Three arrests made in Sunday Brooklyn Belt Parkway attack, another suspect questioned

Three men have been charged with assault and robbery, both of the charges carrying an enhanced penalty potential because police view them as hate crimes, in an attack on a 28-year-old gay man that began in a parking lot situated between the Belt Parkway and Plum Beach, near Brooklyn’s Sheepshead Bay neighborhood.

Michael J. Sandy, in attempting to flee his assailants, ran into Belt Parkway traffic, where he continued to be pursued, but managed to break free, only to be hit by a car, whose driver then fled the scene.

As late as Tuesday evening, a spokeswoman for Brookdale University Hospital, where Sandy was taken, described his condition as “critical,” but as Gay City News went to press Wednesday evening, the hospital, at the family’s request, was no longer giving out any information on his status.

The man was on life support and a respirator, and sources separate from the hospital described Sandy’s condition as very grave, saying his family faces a life and death decision. Sandy’s 29th birthday falls on Thursday.

As of late Wednesday evening, police had filed charges against three of four suspects who had been interviewed beginning Tuesday evening at Brooklyn’s 61st Precinct. The three men, described by police as having “acted in concert,” all face the same charges—first-degree assault as a hate crime and first- and second-degree robbery, both also as hate crimes.

The three men, all Brooklynites, are John Fox, a 19-year-old white man, who lives at 2251 Knapp Street, Elya (Alex) Shurov, a 20-year-old white man, who lives at 3845 Shore Parkway, and Gary Timmins, a 16-year-old white man, who lives at 3118 Avenue W.

Sandy is an African American.

The usual police procedure for not naming arrestees who are minors was waived in the arrest of Timmins.

A fourth man, who has been interviewed by police, is still under investigation.

A police spokesman told Gay City News that the suspects were identified through inspection of Sandy’s computer and his cell phone. Witnesses said that one of the assailants lingered on the Belt even after Sandy was struck by the car, as though he were looking for something on the ground. Police later recovered Sandy’s cell phone on the pavement.

Sources told Gay City News that Sandy had chatted with at least two of the alleged assailants online and made a date to meet one of them prior to Sunday, only to have that engagement fall through. Sunday was the second effort at a meeting. Media reports have stated that Sandy met one of his alleged attackers at another location in Brooklyn and accompanied him to the Plum Beach parking lot where at least two others lay in wait, but a police source said the initial meeting was in the parking lot, shortly after 9 p.m.

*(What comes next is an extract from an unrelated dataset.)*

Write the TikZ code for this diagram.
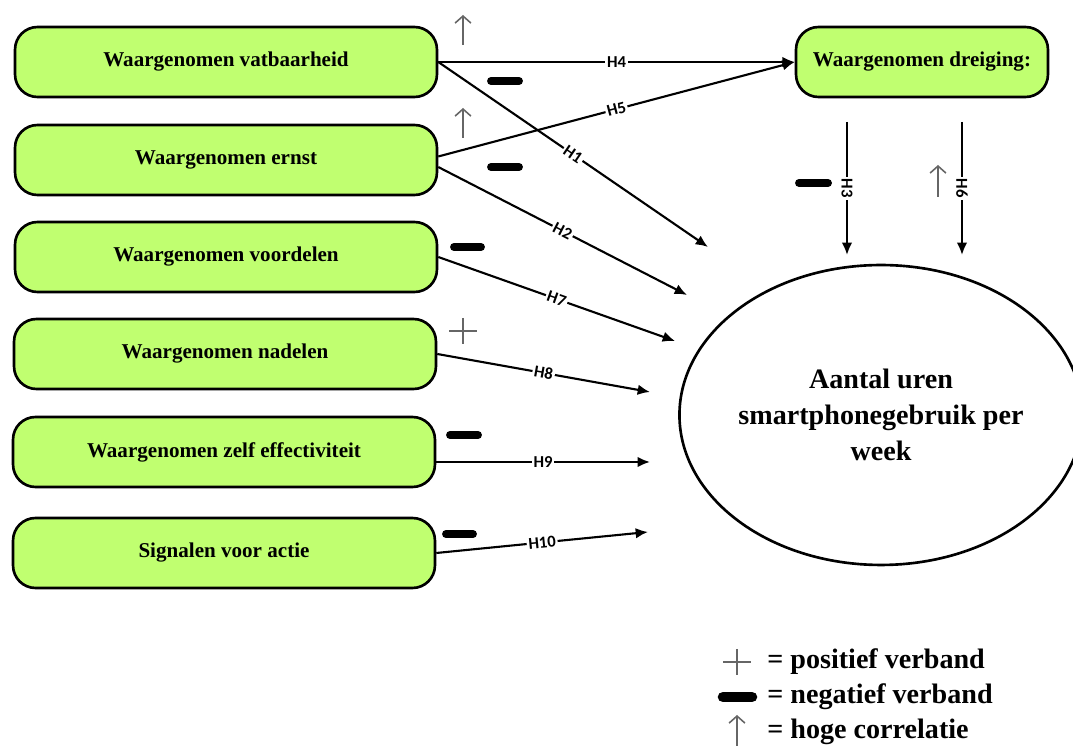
\documentclass[tikz,border=0pt]{standalone}
\usepackage{fontspec}
\setmainfont{Liberation Serif}
\newfontfamily\labelfont{Carlito}
\usetikzlibrary{shapes.geometric, arrows.meta}
\definecolor{boxgreen}{RGB}{192,255,112}
\begin{document}
\begin{tikzpicture}[x = 0.02cm, y = -0.02cm, >={Latex[length = 7pt, width = 6pt]}]
    \useasboundingbox (0, 0) rectangle (1073, 749);

    \tikzstyle{factor} = [rectangle, draw, line width = 1.5pt, rounded corners = 0.45cm, fill = boxgreen, minimum width = 8.44cm, minimum height = 1.4cm, inner sep = 0pt, font = \bfseries\fontsize{12}{14}\selectfont]
    \tikzstyle{outcome} = [ellipse, draw, line width = 1.5pt, minimum width = 7.66cm, minimum height = 6cm, inner sep = 0pt, align = center, font = \bfseries\fontsize{16}{20.5}\selectfont]
    \tikzstyle{hyp} = [->, line width = 1.2pt]
    \tikzstyle{hlabel} = [midway, sloped, fill = white, inner sep = 1pt, font = \labelfont\bfseries\fontsize{9.5}{10}\selectfont]
    \tikzstyle{negmark} = [line width = 4.5pt, line cap = round]
    \tikzstyle{posmark} = [black!60, line width = 0.9pt]
    \tikzstyle{highmark} = [black!60, line width = 0.9pt, -{Straight Barb[length = 4pt, width = 9pt]}]
    \tikzstyle{legend} = [anchor = west, inner sep = 0pt, font = \bfseries\fontsize{16}{18}\selectfont]

    % determinants
    \node[factor] (vat) at (226, 62) {Waargenomen vatbaarheid};
    \node[factor] (ern) at (226, 160) {Waargenomen ernst};
    \node[factor] (voo) at (226, 257) {Waargenomen voordelen};
    \node[factor] (nad) at (225, 354) {Waargenomen nadelen};
    \node[factor] (eff) at (224, 452) {Waargenomen zelf effectiviteit};
    \node[factor] (sig) at (224, 553) {Signalen voor actie};

    \node[factor, minimum width = 5.04cm] (dre) at (922, 62) {Waargenomen dreiging:};
    \node[outcome] (uren) at (881, 415) {Aantal uren\\smartphonegebruik per\\week};

    % free ends towards the outcome
    \coordinate (e1) at (708, 247);
    \coordinate (e2) at (687, 295);
    \coordinate (e7) at (675, 341);
    \coordinate (e8) at (650, 392);
    \coordinate (e9) at (650, 462);
    \coordinate (e10) at (648, 532);
    \coordinate (s3) at (847, 122);
    \coordinate (e3) at (847, 255);
    \coordinate (s6) at (962, 122);
    \coordinate (e6) at (962, 255);

    \draw[hyp] (vat.east) -- (dre.west) node[hlabel] {H4};
    \draw[hyp] ([yshift = 2pt]ern.east) -- (dre.west) node[hlabel] {H5};
    \draw[hyp] (vat.east) -- (e1) node[hlabel] {H1};
    \draw[hyp] ([yshift = -4pt]ern.east) -- (e2) node[hlabel] {H2};
    \draw[hyp] (voo.east) -- (e7) node[hlabel] {H7};
    \draw[hyp] (nad.east) -- (e8) node[hlabel] {H8};
    \draw[hyp] (eff.east |- e9) -- (e9) node[hlabel] {H9};
    \draw[hyp] (sig.east) -- (e10) node[hlabel] {H10};
    \draw[hyp] (s3) -- (e3) node[hlabel] {H3};
    \draw[hyp] (s6) -- (e6) node[hlabel] {H6};

    % signs of the relations
    \draw[highmark] (463, 45) -- (463, 15);
    \draw[highmark] (463, 138) -- (463, 108);
    \draw[highmark] (938, 197) -- (938, 165);
    \draw[negmark] (491, 81) -- (519, 81);
    \draw[negmark] (491, 167) -- (519, 167);
    \draw[negmark] (454, 247) -- (481, 247);
    \draw[negmark] (450, 435) -- (478, 435);
    \draw[negmark] (446, 534) -- (473, 534);
    \draw[negmark] (799, 183) -- (828, 183);
    \draw[posmark] (449, 331) -- (477, 331) (463, 318) -- (463, 344);

    % legend
    \draw[posmark] (723, 662) -- (751, 662) (737, 649) -- (737, 675);
    \draw[negmark, line width = 6pt] (723, 697) -- (752, 697);
    \draw[highmark] (737, 746) -- (737, 715);
    \node[legend] (lpos) at (767, 662) {= positief verband};
    \node[legend] (lneg) at (767, 697) {= negatief verband};
    \node[legend] (lhigh) at (767, 732) {= hoge correlatie};
\end{tikzpicture}
\end{document}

Media reports have also stated that Sandy, who shared a Williamsburg apartment with three roommates, was told to bring enough cash so that he and the man he expected to meet could get a hotel room. Police sources confirm that they are operating on the assumption that the alleged attackers planned the rendezvous with the intention of robbing Sandy, and when that set-up became clear to the victim the attack and his attempted flight ensued.

Police are investigating whether any of the suspects have engaged in similar scams to rob gay men or anyone else. Plum Beach is widely known as a gay cruising area, but police say that no one else has reported any problems there in the recent past. Anyone who has had problems there is being encouraged to contact police.

Sandy worked at the Ikea store in Hicksville, Long Island and is an interior designer.

Fox is said to be a sophomore at the State University of New York Maritime College in the Throgs Neck section of the Bronx. NY1 News reported that his father was at the 61st Precinct Wednesday insisting that his son was neither a homophobe nor a racist, saying he had a black roommate.

Should Sandy not survive his injuries, the younger Fox as well as Shurov and Timmins, and perhaps the fourth suspect, will likely face murder charges.

Police currently have no leads on the hit-and-run driver whose car gave Sandy his most serious injuries.